My Yiayia’s beef and leek soup wasn’t fancy or complicated. It was the kind of meal that came together slowly, filling the house with the smell of olive oil, lemon, and sweet leeks simmering on the stove. She never used flour, butter, or cream to thicken it — just a bit of grated zucchini.

That was her secret. It gave the soup a natural creaminess, light but rich, the kind that wraps around every spoonful like a hug.

On cold winter days, this soup meant comfort. It meant home. A few pieces of tender beef, soft potatoes, golden leeks, and that bright touch of lemon at the end — simple ingredients that become magic together.

Serve it with a slice of good bread, and take your time with it.Because that’s how Yiayia cooked — with time, care, and love.

Crockery & ingredients love using—find them all here: My Mediterranean Greek Pantry

1 kg (2.2 lb) beef (shoulder or shank), cut into medium pieces

4–5 leeks, cleaned and cut into thick slices

4 – 6 medium potatoes, peeled and cut in half

2 medium zucchini, grated

1 large onion, finely chopped

½ cup extra virgin olive oil

Juice of 1 lemon (or more to taste)

Salt and freshly ground pepper

A little chopped dill (optional)

About 1½ liters (6 cups) warm water

Directions

In a large pot, heat the olive oil and brown the beef on all sides. Add the onion and sauté until soft and fragrant.
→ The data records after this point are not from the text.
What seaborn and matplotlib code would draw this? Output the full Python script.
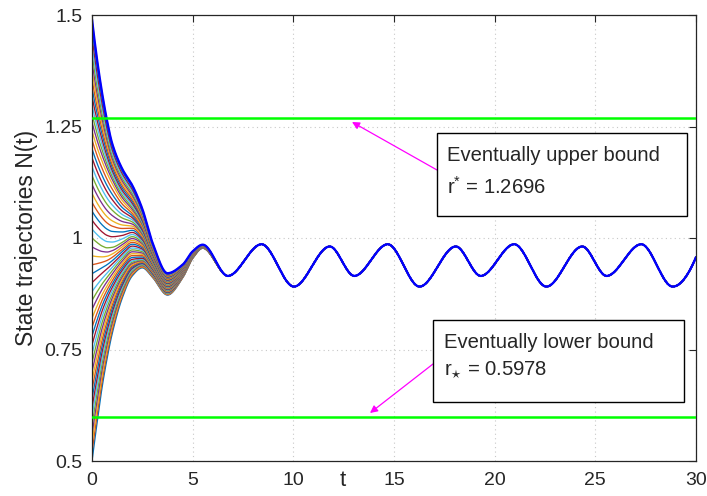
import numpy as np
import pandas as pd
import matplotlib
matplotlib.use("Agg")
import matplotlib.pyplot as plt
import seaborn as sns
from matplotlib.patches import Rectangle

# ---------------- data ----------------
# initial values of the plotted trajectories (0.5 ... 1.5)
INIT_VALUES = [round(0.5 + 0.02 * k, 2) for k in range(51)]

# reference trajectories, by initial value
REF_INIT = [0.5, 0.75, 1.0, 1.25, 1.5]
T_TRANSIENT = [0.0, 0.25, 0.5, 0.75, 1.0, 1.5, 2.0, 2.5, 3.0, 3.75, 4.5, 5.0, 5.5]
TRAJ_050 = [0.500, 0.585, 0.665, 0.730, 0.785, 0.865, 0.915, 0.933, 0.912, 0.872, 0.910, 0.954, 0.977]
TRAJ_075 = [0.750, 0.792, 0.830, 0.860, 0.885, 0.925, 0.950, 0.953, 0.930, 0.884, 0.918, 0.960, 0.979]
TRAJ_100 = [1.000, 0.990, 0.982, 0.978, 0.979, 0.990, 1.003, 0.990, 0.948, 0.896, 0.926, 0.964, 0.981]
TRAJ_125 = [1.250, 1.212, 1.180, 1.152, 1.128, 1.088, 1.062, 1.028, 0.970, 0.909, 0.933, 0.966, 0.983]
TRAJ_150 = [1.490, 1.400, 1.325, 1.262, 1.212, 1.155, 1.118, 1.065, 0.990, 0.921, 0.940, 0.970, 0.985]

# common periodic regime (extrema)
T_COMMON = [6.75, 8.42, 10.03, 11.81, 13.03, 14.69, 16.27, 18.07, 19.31,
            20.97, 22.57, 24.35, 25.56, 27.28, 28.84, 30.0]
N_COMMON = [0.915, 0.986, 0.891, 0.981, 0.915, 0.986, 0.891, 0.981, 0.915,
            0.986, 0.891, 0.981, 0.915, 0.986, 0.891, 0.957]

UPPER_BOUND = 1.2696
LOWER_BOUND = 0.5978

X_TICKS = [0, 5, 10, 15, 20, 25, 30]
Y_TICKS = [0.5, 0.75, 1.0, 1.25, 1.5]
Y_TICKLABELS = ["0.5", "0.75", "1", "1.25", "1.5"]

MATLAB_COLORS = [(0.000, 0.447, 0.741), (0.850, 0.325, 0.098), (0.929, 0.694, 0.125),
                 (0.494, 0.184, 0.556), (0.466, 0.674, 0.188), (0.301, 0.745, 0.933),
                 (0.635, 0.078, 0.184)]


# ---------------- helpers ----------------
def pchip(x, y, xn):
    x = np.asarray(x, float); y = np.asarray(y, float); xn = np.asarray(xn, float)
    h = np.diff(x); d = np.diff(y) / h
    n = len(x); m = np.zeros(n)
    for k in range(1, n - 1):
        if d[k - 1] * d[k] > 0:
            w1 = 2 * h[k] + h[k - 1]; w2 = h[k] + 2 * h[k - 1]
            m[k] = (w1 + w2) / (w1 / d[k - 1] + w2 / d[k])

    def endslope(h0, h1, d0, d1):
        s = ((2 * h0 + h1) * d0 - h0 * d1) / (h0 + h1)
        if np.sign(s) != np.sign(d0):
            s = 0.0
        elif np.sign(d0) != np.sign(d1) and abs(s) > 3 * abs(d0):
            s = 3 * d0
        return s
    m[0] = endslope(h[0], h[1], d[0], d[1])
    m[-1] = endslope(h[-1], h[-2], d[-1], d[-2])
    idx = np.clip(np.searchsorted(x, xn) - 1, 0, n - 2)
    s = (xn - x[idx]) / h[idx]
    hh = h[idx]
    h00 = 2 * s**3 - 3 * s**2 + 1
    h10 = s**3 - 2 * s**2 + s
    h01 = -2 * s**3 + 3 * s**2
    h11 = s**3 - s**2
    return h00 * y[idx] + h10 * hh * m[idx] + h01 * y[idx + 1] + h11 * hh * m[idx + 1]


REF = np.array([TRAJ_050, TRAJ_075, TRAJ_100, TRAJ_125, TRAJ_150])
t_knots = np.array(T_TRANSIENT + T_COMMON)
t_dense = np.linspace(0, 30, 1801)

rows = []
for i, c in enumerate(INIT_VALUES):
    tr = [np.interp(c, REF_INIT, REF[:, k]) for k in range(len(T_TRANSIENT))]
    vals = np.array(tr + N_COMMON)
    rows.append(pd.DataFrame({"t": t_dense, "N": pchip(t_knots, vals, t_dense), "curve": i}))
df = pd.concat(rows, ignore_index=True)
top_df = df[df["curve"] == len(INIT_VALUES) - 1]
palette = {i: MATLAB_COLORS[i % 7] for i in range(len(INIT_VALUES))}

# ---------------- figure ----------------
sns.set_style("white")
plt.rcParams["font.family"] = ["Liberation Sans", "DejaVu Sans"]
plt.rcParams["mathtext.fontset"] = "custom"
plt.rcParams["mathtext.rm"] = "Liberation Sans"
plt.rcParams["mathtext.it"] = "Liberation Sans:italic"

W, H = 707, 496
fig = plt.figure(figsize=(W / 100, H / 100), dpi=100)
ax = fig.add_axes([92 / W, 1 - 461 / H, (696 - 92) / W, (461 - 15) / H])

sns.lineplot(data=df, x="t", y="N", hue="curve", palette=palette, legend=False,
             linewidth=0.95, estimator=None, sort=False, ax=ax)
sns.lineplot(data=top_df, x="t", y="N", color=(0, 0, 1), linewidth=1.7,
             estimator=None, sort=False, ax=ax)

ax.axhline(UPPER_BOUND, color=(0, 1, 0), lw=1.8, zorder=5)
ax.axhline(LOWER_BOUND, color=(0, 1, 0), lw=1.8, zorder=5)

ax.set_xlim(0, 30)
ax.set_ylim(0.5, 1.5)
ax.set_xticks(X_TICKS)
ax.set_xticklabels([str(v) for v in X_TICKS])
ax.set_yticks(Y_TICKS)
ax.set_yticklabels(Y_TICKLABELS)
ax.tick_params(direction="in", length=5, width=0.8, colors="#262626", labelsize=14,
               top=True, right=True, pad=7)
ax.tick_params(axis="x", pad=8)
for sp in ax.spines.values():
    sp.set_color("#262626"); sp.set_linewidth(0.9); sp.set_visible(True)
ax.grid(True, linestyle=(0, (1, 3)), color="#c8c8c8", linewidth=0.8)
ax.set_axisbelow(True)

ax.set_ylabel("State trajectories N(t)", fontsize=16.5, color="#262626")
ax.yaxis.set_label_coords(-54 / 604, (461 - 238) / 446)
ax.set_xlabel("t", fontsize=16, color="#262626")
ax.xaxis.set_label_coords(12.47 / 30, -0.043)
ax.xaxis.label.set_va("center")


def px(x, y):
    return (x / W, 1 - y / H)


# annotation boxes
for (x0, y0, x1, y1) in [(437, 133, 687, 216), (433, 320, 684, 402)]:
    fig.patches.append(Rectangle(px(x0, y1), (x1 - x0) / W, (y1 - y0) / H,
                                 transform=fig.transFigure, fill=True, facecolor="white",
                                 edgecolor="black", lw=1.0, zorder=10))

FS = 14.6
fig.text(*px(447, 161), "Eventually upper bound", fontsize=FS, va="baseline", zorder=11)
fig.text(*px(447, 194), r"$\mathregular{r^{*}}$ = 1.2696", fontsize=FS, va="baseline", zorder=11)
fig.text(*px(444, 348), "Eventually lower bound", fontsize=FS, va="baseline", zorder=11)
fig.text(*px(444, 375), r"$\mathregular{r_{\star}}$ = 0.5978", fontsize=FS, va="baseline", zorder=11)

for tail, head in [((437, 170), (352, 122)), ((433, 364), (370, 413))]:
    fig.add_artist(matplotlib.patches.FancyArrowPatch(
        px(*tail), px(*head), transform=fig.transFigure, arrowstyle="-|>",
        mutation_scale=11, color=(1, 0, 1), lw=0.9, shrinkA=0, shrinkB=0, zorder=9))

fig.savefig("out.png", dpi=100)
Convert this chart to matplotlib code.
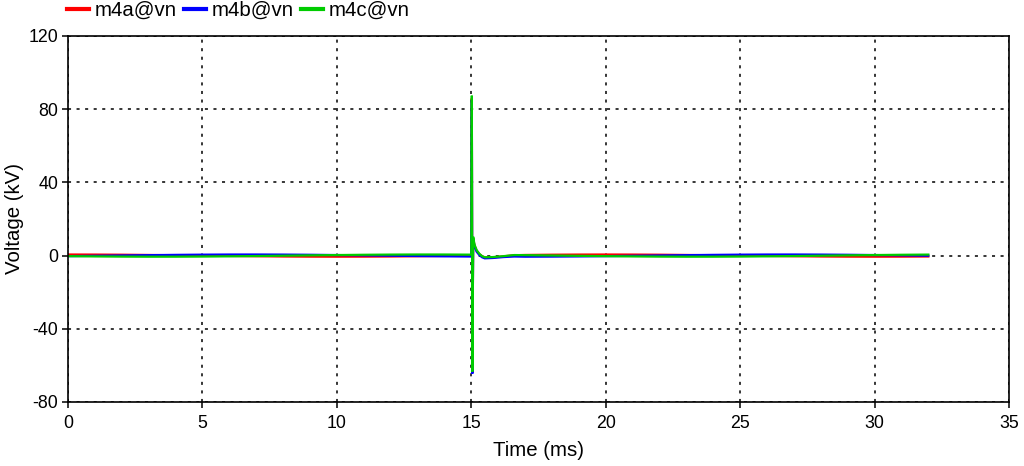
import matplotlib
matplotlib.use("Agg")
import matplotlib.pyplot as plt
from matplotlib.lines import Line2D

plt.rcParams['font.family'] = ['Liberation Sans', 'DejaVu Sans']
plt.rcParams['axes.unicode_minus'] = False

# ---- data ----
series_names = ["m4a@vn", "m4b@vn", "m4c@vn"]
series_colors = ["#ff0000", "#0000ff", "#00cc00"]

# time axis (ms): pre-fault, fault transient, post-fault
time_ms = [0, 1, 2, 3, 4, 5, 6, 7, 8, 9, 10, 11, 12, 13, 14, 15.0,
           15.02, 15.04, 15.07, 15.12, 15.2, 15.3, 15.4, 15.5, 15.8, 16.2, 16.6,
           17, 18, 19, 20, 21, 22, 23, 24, 25, 26, 27, 28, 29, 30, 31, 32]

m4a_kv = [0.60, 0.57, 0.49, 0.35, 0.19, 0.00, -0.19, -0.35, -0.49, -0.57,
          -0.60, -0.57, -0.49, -0.35, -0.19, 0.00,
          86.0, -64.0, 9.5, 5.5, 2.6, 0.8, -0.3, -1.0, -1.0, -0.4, 0.2,
          0.35, 0.49, 0.57, 0.60, 0.57, 0.49, 0.35, 0.19, 0.00, -0.19,
          -0.35, -0.49, -0.57, -0.60, -0.57, -0.49]

m4b_kv = [-0.30, -0.13, 0.06, 0.24, 0.40, 0.52, 0.59, 0.60, 0.55, 0.45,
          0.30, 0.13, -0.06, -0.24, -0.40, -0.52,
          85.0, -64.5, 9.0, 5.0, 2.1, 0.3, -0.9, -1.5, -1.3, -0.8, -0.5,
          -0.60, -0.55, -0.45, -0.30, -0.13, 0.06, 0.24, 0.40, 0.52, 0.59,
          0.60, 0.55, 0.45, 0.30, 0.13, -0.06]

m4c_kv = [-0.30, -0.45, -0.55, -0.60, -0.59, -0.52, -0.40, -0.24, -0.06, 0.13,
          0.30, 0.45, 0.55, 0.60, 0.59, 0.52,
          87.4, -63.4, 10.3, 6.0, 3.0, 1.0, -0.3, -0.9, -0.8, -0.3, 0.3,
          0.24, 0.06, -0.13, -0.30, -0.45, -0.55, -0.60, -0.59, -0.52, -0.40,
          -0.24, -0.06, 0.13, 0.30, 0.45, 0.55]

x_ticks = [0, 5, 10, 15, 20, 25, 30, 35]
y_ticks = [-80, -40, 0, 40, 80, 120]

# ---- figure ----
fig = plt.figure(figsize=(10.24, 4.66), dpi=100)
ax = fig.add_axes([68/1024, 1 - 402/466, (1009 - 68)/1024, (402 - 36)/466])

for vals, col in zip([m4a_kv, m4b_kv, m4c_kv], series_colors):
    ax.plot(time_ms, vals, color=col, lw=1.6, solid_joinstyle='miter')

ax.set_xlim(0, 35)
ax.set_ylim(-80, 120)
ax.set_xticks(x_ticks)
ax.set_yticks(y_ticks)
ax.tick_params(direction='out', length=4, width=1.1, labelsize=12.8,
               top=False, right=False)
ax.tick_params(axis='x', pad=5)
ax.tick_params(axis='y', pad=3)
for sp in ax.spines.values():
    sp.set_linewidth(1.2)
    sp.set_color('black')

ax.grid(True, color='black', linestyle=(0, (2, 3.6)), linewidth=1.1)
ax.set_axisbelow(True)

ax.set_xlabel("Time (ms)", fontsize=14.7, labelpad=7)
ax.set_ylabel("Voltage (kV)", fontsize=14.7, labelpad=3)

handles = [Line2D([0], [0], color=c, lw=3) for c in series_colors]
fig.legend(handles, series_names, loc='upper left',
           bbox_to_anchor=(66/1024, 1.0), ncol=3, frameon=False,
           fontsize=14.7, handlelength=1.1, handletextpad=0.25,
           columnspacing=0.35, borderaxespad=0.0, borderpad=0.05)

fig.savefig("out.png", dpi=100)
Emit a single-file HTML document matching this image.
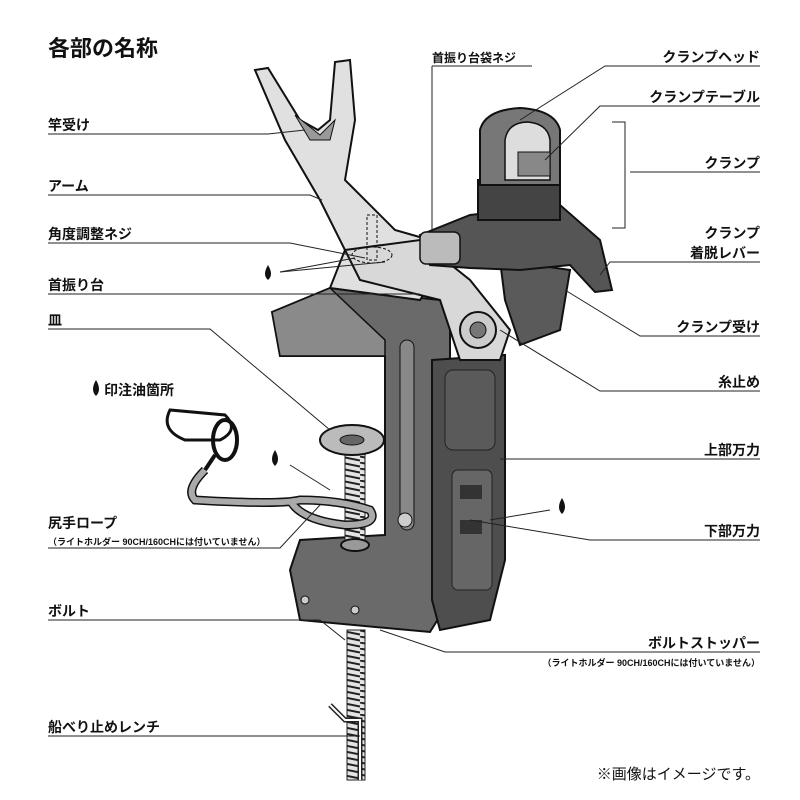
<!DOCTYPE html>
<html><head><meta charset="utf-8"><style>
body{margin:0;background:#fff;}
svg{display:block;}
text{font-family:"Liberation Sans","Noto Sans CJK JP",sans-serif;font-weight:bold;fill:#111;}
.l{font-size:14px;}
.s{font-size:9px;}
</style></head><body>
<svg width="800" height="800" viewBox="0 0 800 800" xmlns="http://www.w3.org/2000/svg">
<defs>
<pattern id="thr" width="20" height="6" patternUnits="userSpaceOnUse">
<rect width="20" height="6" fill="#e4e4e4"/><line x1="0" y1="0.5" x2="20" y2="4.5" stroke="#222" stroke-width="2"/>
</pattern>
</defs>
<text x="48" y="56" style="font-size:22px">各部の名称</text>

<!-- lower bolt -->
<rect x="347" y="630" width="18" height="150" fill="url(#thr)" stroke="#222"/>
<path d="M330 705 L345 720 L360 720 L360 780" fill="none" stroke="#222" stroke-width="5"/>
<path d="M330 705 L345 720 L360 720 L360 780" fill="none" stroke="#fff" stroke-width="2"/>

<!-- clamp body -->
<path d="M272 312 L330 288 L440 300 L450 320 L450 600 L430 632 L300 620 L290 570 L300 540 L385 535 L385 356 L280 356 Z" fill="#6a6a6a" stroke="#111" stroke-width="2"/>
<path d="M272 312 L330 288 L385 340 L385 356 L280 356 Z" fill="#8a8a8a" stroke="#111" stroke-width="1.5"/>
<rect x="400" y="340" width="14" height="190" rx="7" fill="#888" stroke="#111"/>
<circle cx="405" cy="520" r="7" fill="#ccc" stroke="#111"/>
<circle cx="305" cy="600" r="4" fill="#ccc" stroke="#111"/>
<circle cx="355" cy="610" r="4" fill="#ccc" stroke="#111"/>
<path d="M432 360 L505 355 L505 560 L490 620 L440 630 L432 600 Z" fill="#4e4e4e" stroke="#111" stroke-width="2"/>
<rect x="445" y="370" width="50" height="80" rx="8" fill="#5a5a5a" stroke="#222"/>
<rect x="452" y="470" width="40" height="120" rx="6" fill="#666" stroke="#222"/>
<rect x="460" y="485" width="22" height="14" fill="#333"/>
<rect x="460" y="520" width="22" height="14" fill="#333"/>

<!-- arm -->
<path d="M255 70 L268 68 L300 120 L318 130 L330 120 L335 62 L350 60 L355 120 L345 180 L395 230 L430 240 L440 270 L420 300 L330 288 L345 250 L320 200 L285 140 Z" fill="#e0e0e0" stroke="#111" stroke-width="2"/>
<path d="M295 115 L320 135 L335 120 L330 140 L310 140 Z" fill="#999" stroke="#111"/>
<path d="M345 250 L420 240 L470 280 L510 330 L500 360 L460 360 L440 300 L360 280 Z" fill="#d8d8d8" stroke="#111" stroke-width="2"/>
<circle cx="478" cy="330" r="18" fill="#ccc" stroke="#111" stroke-width="2"/>
<circle cx="478" cy="330" r="8" fill="#777" stroke="#111"/>
<ellipse cx="372" cy="255" rx="20" ry="8" fill="none" stroke="#111" stroke-dasharray="3,2"/>
<rect x="367" y="215" width="10" height="45" fill="none" stroke="#111" stroke-dasharray="3,2"/>

<!-- clamp receiver + head -->
<path d="M500 260 L570 270 L560 330 L520 345 L505 300 Z" fill="#5a5a5a" stroke="#111" stroke-width="2"/>
<path d="M420 235 L470 215 L560 205 L600 240 L612 290 L595 292 L570 265 L520 270 L470 268 L430 265 Z" fill="#555" stroke="#111" stroke-width="2"/>
<rect x="420" y="232" width="40" height="32" rx="6" fill="#bbb" stroke="#111" stroke-width="1.5"/>
<path d="M478 180 L560 180 L560 220 L478 220 Z" fill="#444" stroke="#111" stroke-width="2"/>
<path d="M480 185 L480 130 Q485 110 520 108 Q555 110 560 130 L560 185 Z" fill="#777" stroke="#111" stroke-width="2"/>
<path d="M505 180 L505 140 Q508 122 528 122 Q548 124 550 140 L550 180 Z" fill="#ddd" stroke="#111" stroke-width="1.5"/>
<rect x="518" y="152" width="32" height="24" fill="#888" stroke="#111"/>

<!-- top bolt & knob -->
<rect x="345" y="450" width="20" height="90" fill="url(#thr)" stroke="#222"/>
<ellipse cx="355" cy="545" rx="14" ry="6" fill="#999" stroke="#111" stroke-width="2"/>
<ellipse cx="352" cy="440" rx="32" ry="15" fill="#bbb" stroke="#111" stroke-width="2"/>
<ellipse cx="352" cy="440" rx="12" ry="5" fill="#666" stroke="#111"/>

<!-- rope -->
<path d="M205 470 Q185 490 195 500 Q280 505 300 500 Q340 500 370 510 Q380 525 345 525 Q300 520 290 500" fill="none" stroke="#111" stroke-width="9"/>
<path d="M205 470 Q185 490 195 500 Q280 505 300 500 Q340 500 370 510 Q380 525 345 525 Q300 520 290 500" fill="none" stroke="#aaa" stroke-width="6"/>
<path d="M170 410 Q160 430 185 440 L220 440 Q240 430 225 415 Z" fill="none" stroke="#111" stroke-width="3"/>
<ellipse cx="225" cy="440" rx="12" ry="20" fill="none" stroke="#111" stroke-width="4"/>
<line x1="215" y1="455" x2="205" y2="470" stroke="#111" stroke-width="4"/>

<!-- drops -->
<path d="M268 265 Q262 275 268 280 Q274 275 268 265Z" fill="#111"/>
<path d="M275 450 Q269 460 275 466 Q281 460 275 450Z" fill="#111"/>
<path d="M562 498 Q556 508 562 514 Q568 508 562 498Z" fill="#111"/>
<path d="M96 380 Q90 390 96 396 Q102 390 96 380Z" fill="#111"/>

<g stroke="#222" stroke-width="1" fill="none">
<polyline points="48,134 268,134 305,130"/>
<polyline points="48,195 310,195 322,200"/>
<polyline points="48,243 290,243 365,258"/>
<line x1="280" y1="272" x2="355" y2="258"/><line x1="280" y1="272" x2="385" y2="262"/>
<polyline points="48,294 420,294"/>
<polyline points="48,329 210,329 330,430"/>
<line x1="290" y1="465" x2="330" y2="490"/>
<polyline points="48,548 280,548 320,505"/>
<polyline points="48,620 320,620 345,640"/>
<polyline points="48,736 360,736"/>
<polyline points="432,66 532,66"/><line x1="432" y1="66" x2="432" y2="230"/>
<polyline points="760,66 605,66 520,120"/>
<polyline points="760,106 600,106 545,160"/>
<polyline points="760,172 630,172"/>
<polyline points="612,122 625,122 625,228 612,228"/>
<polyline points="760,262 610,262 600,275"/>
<polyline points="760,336 640,336 565,290"/>
<polyline points="760,391 600,391 500,330"/>
<polyline points="760,459 500,459"/>
<polyline points="760,540 590,540 470,520"/>
<line x1="550" y1="510" x2="490" y2="520"/>
<polyline points="760,652 445,652 380,630"/>
</g>

<text class="l" x="48" y="130">竿受け</text>
<text class="l" x="48" y="191">アーム</text>
<text class="l" x="48" y="239">角度調整ネジ</text>
<text class="l" x="48" y="290">首振り台</text>
<text class="l" x="48" y="325">皿</text>
<text class="l" x="104" y="395">印注油箇所</text>
<text class="l" x="48" y="528">尻手ロープ</text>
<text class="s" x="48" y="545">（ライトホルダー 90CH/160CHには付いていません）</text>
<text class="l" x="48" y="616">ボルト</text>
<text class="l" x="48" y="732">船べり止めレンチ</text>
<text x="432" y="62" style="font-size:12px">首振り台袋ネジ</text>
<g text-anchor="end">
<text class="l" x="760" y="62">クランプヘッド</text>
<text class="l" x="760" y="102">クランプテーブル</text>
<text class="l" x="760" y="168">クランプ</text>
<text class="l" x="760" y="238">クランプ</text>
<text class="l" x="760" y="258">着脱レバー</text>
<text class="l" x="760" y="332">クランプ受け</text>
<text class="l" x="760" y="387">糸止め</text>
<text class="l" x="760" y="455">上部万力</text>
<text class="l" x="760" y="536">下部万力</text>
<text class="l" x="760" y="648">ボルトストッパー</text>
<text class="s" x="760" y="666">（ライトホルダー 90CH/160CHには付いていません）</text>
<text x="760" y="779" style="font-size:15px;font-weight:normal">※画像はイメージです。</text>
</g>
</svg>
</body></html>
Add enough warm water to cover the meat. Season with salt and pepper. Cover and simmer over low heat for about 1½ hours, until the beef is tender.

Add the leeks, potatoes, and grated zucchini. Stir gently and cook for another 30–40 minutes, until everything is soft and the soup thickens naturally.

Once the soup has reduced slightly and become creamy from the zucchini, remove from heat. Stir in the lemon juice (and dill, if using).

Serve warm with fresh bread. The broth should be slightly thick, lemony, and full of sweetness from the leeks — a true taste of home.

Tip:Yiayia used the grated zucchini trick so the soup would be rich and velvety — no eggs, no flour, just pure Mediterranean simplicity.